Yaşamın merkezi olarak tasarlanmış
Katedrallerin, şehrin merkezine konumlandırılması fikri yaygın bir anlayıştı. Herkesin rahatlıkla ulaşabilmesi ve dini bilgileri bizzat mekanın kendisinden öğrenebilmesi fikri de, Ortaçağ felsefesiyle çatışmıyordu.
Çoğunlukla okuma-yazma bilmeyen Ortaçağ insanının İncil ve Tevrat’ta geçen olayları, katedralin vitraylarına ve taşlarına işlenen hikayelerden öğrendiği söyleniyor. İnsanların okuma-yazma bilmediği ve her evde İncil bulunmasının lüks sayıldığı bir ortamda şaşırtıcı olmasa gerek. Basit bir örnek vermek gerekirse, Chartes Katedrali’nin üç giriş kapısına İncil’in yazarları işlenmişti.
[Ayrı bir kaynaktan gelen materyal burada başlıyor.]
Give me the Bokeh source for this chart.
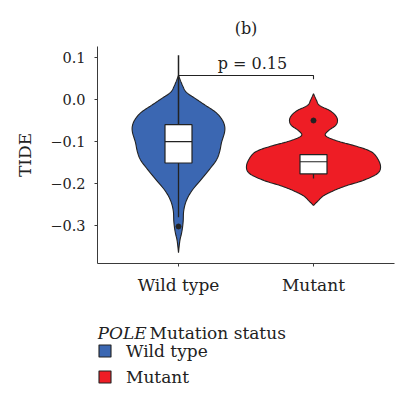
from bokeh.plotting import figure
from bokeh.layouts import column
from bokeh.models import Range1d, FixedTicker, Label, Legend, LegendItem
from bokeh.core.properties import value
from bokeh.embed import file_html
from bokeh.resources import INLINE
import numpy as np

# Groups
groups = ["Wild type", "Mutant"]
positions = [1, 2]
fills = ["#3B67B2", "#EE1D25"]

# Violin outlines: TIDE value and kernel-density half width (x units)
wt_vals = [0.057, 0.033, 0.017, 0.002, -0.014, -0.030, -0.046, -0.062, -0.078,
           -0.102, -0.125, -0.145, -0.169, -0.193, -0.217, -0.240, -0.264,
           -0.288, -0.304, -0.319, -0.336, -0.364]
wt_dens = [0.0, 0.030, 0.059, 0.126, 0.200, 0.274, 0.319, 0.341, 0.341,
           0.319, 0.304, 0.279, 0.222, 0.161, 0.099, 0.059, 0.039,
           0.035, 0.030, 0.022, 0.010, 0.0]

mu_vals = [0.014, -0.002, -0.014, -0.026, -0.038, -0.050, -0.062, -0.074,
           -0.086, -0.098, -0.110, -0.121, -0.133, -0.157, -0.176, -0.193,
           -0.205, -0.217, -0.229, -0.240, -0.252]
mu_dens = [0.0, 0.022, 0.044, 0.119, 0.163, 0.178, 0.163, 0.111,
           0.089, 0.170, 0.304, 0.407, 0.459, 0.496, 0.474, 0.363,
           0.244, 0.148, 0.074, 0.037, 0.0]

# Box plot statistics per group
q1 = [-0.151, -0.177]
median = [-0.100, -0.148]
q3 = [-0.060, -0.131]
whisker_low = [-0.280, -0.188]
whisker_high = [0.105, -0.131]
outliers_x = [1, 2]
outliers_y = [-0.302, -0.050]

p_text = "p = 0.15"
bracket_y = 0.057
bracket_tip = 0.048

y_ticks = [0.1, 0.0, -0.1, -0.2, -0.3]
y_labels = {0.1: "0.1", 0.0: "0.0", -0.1: "\u22120.1", -0.2: "\u22120.2", -0.3: "\u22120.3"}

FONT = "DejaVu Serif"
INK = "#222222"
AXIS = "#3a3a3a"


def smooth(vals, dens, n=8):
    """Catmull-Rom pass through the outline points for a rounded contour."""
    pts = np.column_stack([vals, dens])
    pts = np.vstack([pts[0], pts, pts[-1]])
    out = []
    for i in range(1, len(pts) - 2):
        p0, p1, p2, p3 = pts[i - 1], pts[i], pts[i + 1], pts[i + 2]
        for t in np.linspace(0, 1, n, endpoint=False):
            t2, t3 = t * t, t * t * t
            out.append(0.5 * ((2 * p1) + (-p0 + p2) * t +
                              (2 * p0 - 5 * p1 + 4 * p2 - p3) * t2 +
                              (-p0 + 3 * p1 - 3 * p2 + p3) * t3))
    out.append(pts[-2])
    out = np.array(out)
    return out[:, 0], np.clip(out[:, 1], 0, None)


p = figure(width=398, height=300,
           x_range=Range1d(0.4, 2.6), y_range=Range1d(-0.390, 0.126),
           output_backend="svg", toolbar_location=None,
           min_border_left=97, min_border_right=4,
           min_border_top=46, min_border_bottom=37)
p.outline_line_color = None
p.xgrid.visible = False
p.ygrid.visible = False
p.background_fill_color = "white"
p.border_fill_color = "white"

# Panel title
p.title.text = "(b)"
p.title.align = "center"
p.title.offset = -42
p.title.standoff = 17
p.title.text_font = FONT
p.title.text_font_size = "16px"
p.title.text_font_style = "normal"
p.title.text_color = INK

for pos, vals, dens, col in [(positions[0], wt_vals, wt_dens, fills[0]),
                             (positions[1], mu_vals, mu_dens, fills[1])]:
    v, d = smooth(vals, dens)
    xs = np.concatenate([pos + d, (pos - d)[::-1]])
    ys = np.concatenate([v, v[::-1]])
    p.patch(xs, ys, fill_color=col, line_color=INK, line_width=1.1)

# Whiskers
p.segment(x0=positions, y0=q3, x1=positions, y1=whisker_high, line_color=INK, line_width=1.5)
p.segment(x0=positions, y0=q1, x1=positions, y1=whisker_low, line_color=INK, line_width=1.3)

# Boxes and medians
box_w = 0.2
box_left = [x - box_w / 2 for x in positions]
box_right = [x + box_w / 2 for x in positions]
p.quad(left=box_left, right=box_right, bottom=q1, top=q3,
       fill_color="white", line_color=INK, line_width=1.2)
p.segment(x0=box_left, y0=median, x1=box_right, y1=median, line_color=INK, line_width=1.2)

# Outliers
p.scatter(outliers_x, outliers_y, size=5, color=INK)

# Significance bracket
p.line([positions[0], positions[1], positions[1]], [bracket_y, bracket_y, bracket_tip],
       line_color=INK, line_width=1.1)
p.text(x=[1.548], y=[0.086], text=[p_text], text_font=value(FONT),
       text_font_size="16px", text_align="center", text_baseline="alphabetic",
       text_color=INK)

# Axes
p.xaxis.ticker = FixedTicker(ticks=positions)
p.xaxis.major_label_overrides = {pos: g for pos, g in zip(positions, groups)}
p.yaxis.ticker = FixedTicker(ticks=y_ticks)
p.yaxis.major_label_overrides = y_labels
p.yaxis.axis_label = "TIDE"
for ax in (p.xaxis[0], p.yaxis[0]):
    ax.axis_line_color = AXIS
    ax.axis_line_width = 1
    ax.major_tick_line_color = AXIS
    ax.major_tick_out = 3
    ax.major_tick_in = 0
    ax.minor_tick_line_color = None
    ax.major_label_text_font = FONT
    ax.major_label_text_color = INK
p.xaxis.major_label_text_font_size = "17px"
p.xaxis.major_label_standoff = 8
p.yaxis.major_label_text_font_size = "14.5px"
p.yaxis.major_label_standoff = 9
p.yaxis.axis_label_text_font = FONT
p.yaxis.axis_label_text_font_size = "17px"
p.yaxis.axis_label_text_font_style = "normal"
p.yaxis.axis_label_text_color = INK
p.yaxis.axis_label_standoff = 12

# Legend strip underneath the plot (its frame lines up with the plot frame)
leg = figure(width=398, height=95, x_range=Range1d(10, 11), y_range=Range1d(10, 11),
             output_backend="svg", toolbar_location=None,
             x_axis_location=None, y_axis_location=None,
             min_border=0)
leg.outline_line_color = None
leg.xgrid.visible = False
leg.ygrid.visible = False
leg.border_fill_color = "white"

# Key swatches take their style from the group boxes (kept outside the strip's view)
keys = [leg.quad(left=[l], right=[r], bottom=[b], top=[t], fill_color=col,
                 line_color=INK, line_width=1.1)
        for l, r, b, t, col in zip(box_left, box_right, q1, q3, fills)]

leg.add_layout(Label(x=0, y=63, x_units="screen", y_units="screen", text="POLE",
                     text_font=FONT, text_font_size="17px", text_font_style="italic",
                     text_baseline="alphabetic", text_color=INK))
leg.add_layout(Label(x=52, y=63, x_units="screen", y_units="screen",
                     text="Mutation status", text_font=FONT, text_font_size="17px",
                     text_baseline="alphabetic", text_color=INK))

legend = Legend(items=[LegendItem(label=g, renderers=[r]) for g, r in zip(groups, keys)],
                location=(0, 8.5), padding=0, margin=0, spacing=6,
                glyph_width=15, glyph_height=15, label_height=20, label_standoff=14,
                label_text_font=FONT, label_text_font_size="17px", label_text_color=INK,
                border_line_color=None, background_fill_alpha=0)
leg.add_layout(legend, "center")

page = column(p, leg, spacing=0)
open("out.html", "w").write(file_html(page, INLINE))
Çağlar boyu süren yapım süreci
Bu yapıların inşa sürecinin ciddi bir maddi kaynak ve iş gücü gerektirmesi, eserlerin yüzyıllar boyunca tamamlanamamasına neden oluyordu. Bazı katedrallerin yapımına 12. yüzyılda başlanmışken, bitirilmesi 19. yüzyılı bulmuştu.
Buna bağlı olarak sürekli değişen mimarlar, farklı bakış açılarını da doğuruyordu. İspanya’da bulunan La Sagrada Familia bunun en çarpıcı örneklerinden sayılabilir. Yapımına 1882 yılında başlanan yapının meşhur mimari Antoni Gaudi’nin 1926 yılında ölmesi üzerine yarım kalan inşaat, bugün hala tam olarak bitmemiştir. Bu yapıların ne kadar masraflı olduğunu bu örnekten anlayabiliriz.
*Gombrich, E.,H.2017, “Sanatın Öyküsü. İstanbul, Remzi Kitabevi, s. 185.